I recall once when two women Jehovah’s Witnesses came to my door. I told them that I was familiar with the history of the Watchtower, that I had read its magazines, and that I had a copy of Reasoning from the Scriptures, a book used to train its door-to-door missionaries. Before my visitors could commandeer the conversation, I suggested we read through John 6 in the Watchtower’s New World translation.
As we did so, I focused on Christ’s eucharistic discourse and its literalness, how he repeatedly said that we must eat his flesh and drink his blood, how those who took his words metaphorically turned away from him—first the Jews who were listening, then some of his own disciples who until then had accepted all that he had taught. I noted that in John 6 we find the only instance in Scripture in which anyone leaves Christ for a doctrinal reason.

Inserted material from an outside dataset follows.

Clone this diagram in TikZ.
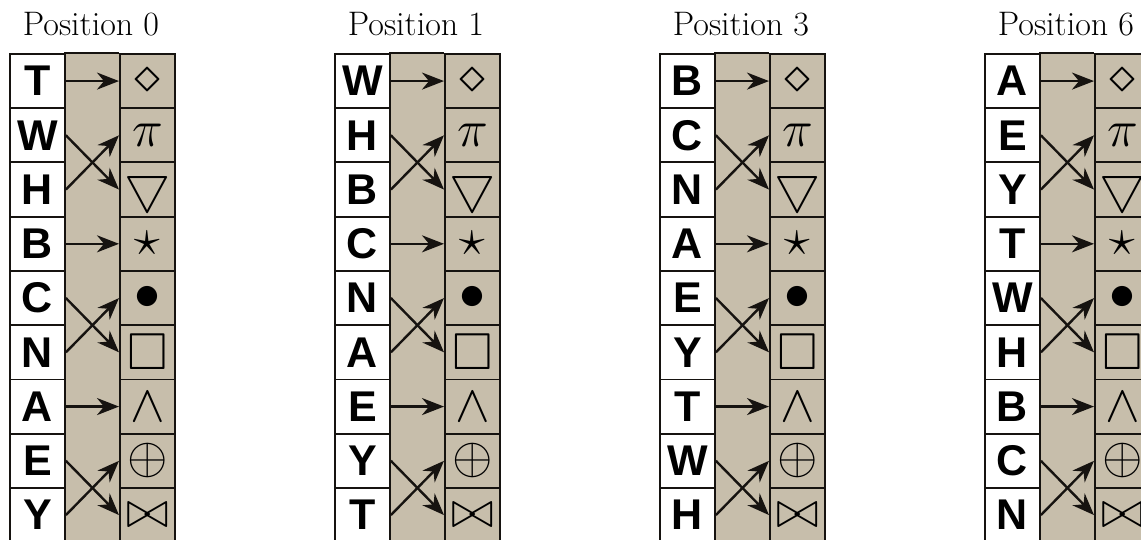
\RequirePackage{fix-cm}
\documentclass[tikz,border=0pt]{standalone}
\usepackage{amssymb}
\usepackage{fontspec}
\newfontfamily\letfont{Liberation Sans}
\usetikzlibrary{arrows.meta}
\definecolor{panelbg}{RGB}{199,190,171}
\definecolor{linec}{RGB}{22,19,16}
\begin{document}
\begin{tikzpicture}[x=1pt,y=-1pt,
  cell/.style={draw=linec, line width=1.9pt, minimum width=55pt, minimum height=54.25pt, inner sep=0pt, anchor=north west},
  letcell/.style={cell, fill=white, font=\letfont\bfseries\fontsize{43}{43}\selectfont},
  symcell/.style={cell, fill=panelbg, font=\fontsize{52}{52}\selectfont},
  arr/.style={line width=2.4pt, draw=linec, -{Stealth[length=22pt,width=17pt,inset=7pt]}},
  ptitle/.style={font=\fontsize{34}{34}\selectfont, anchor=base, inner sep=0pt}]
\useasboundingbox (0,0) rectangle (1141,540);
\clip (0,0) rectangle (1141,540);
\foreach \p/\L/\letters in {0/9/{T,W,H,B,C,N,A,E,Y},1/334/{W,H,B,C,N,A,E,Y,T},3/659/{B,C,N,A,E,Y,T,W,H},6/984/{A,E,Y,T,W,H,B,C,N}}{
  \node[ptitle] (t\p) at (\L+82,36) {Position \p};
  \fill[panelbg] (\L+55,53) rectangle (\L+110,560);
  \draw[linec, line width=1.9pt] (\L+55,53) -- (\L+110,53);
  \foreach \ltr [count=\i] in \letters {
    \node[letcell] (l\p-\i) at (\L,{53+(\i-1)*54.25}) {\ltr};
  }
  \foreach \s [count=\i] in {\diamond,\pi,\bigtriangledown,\star,\bullet,\square,\wedge,\oplus,\bowtie} {
    \node[symcell] (s\p-\i) at (\L+110,{53+(\i-1)*54.25}) {$\s$};
  }
  \foreach \a in {1,4,7} \draw[arr] (l\p-\a.east) -- (s\p-\a.west);
  \foreach \a/\b in {2/3,5/6,8/9} {
    \draw[arr] (l\p-\a.east) -- (s\p-\b.west);
    \draw[arr] (l\p-\b.east) -- (s\p-\a.west);
  }
}
\end{tikzpicture}
\end{document}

Jehovah’s Witnesses believe that John 6 is a great example of symbolic teaching, but I said to the women that a fresh reading of the text shows that this couldn’t be so. Christ’s listeners understood him to be speaking literally—because that is how he spoke—and that is why they turned from following him. He was revealing what could not have been learned through human ratiocination alone: the mystery of the Real Presence.
It is no accident that those who reject one mystery tend to reject others. It is no surprise that the Jehovah’s Witnesses reject not only the Trinity (and thus the Incarnation) but the Eucharist as well.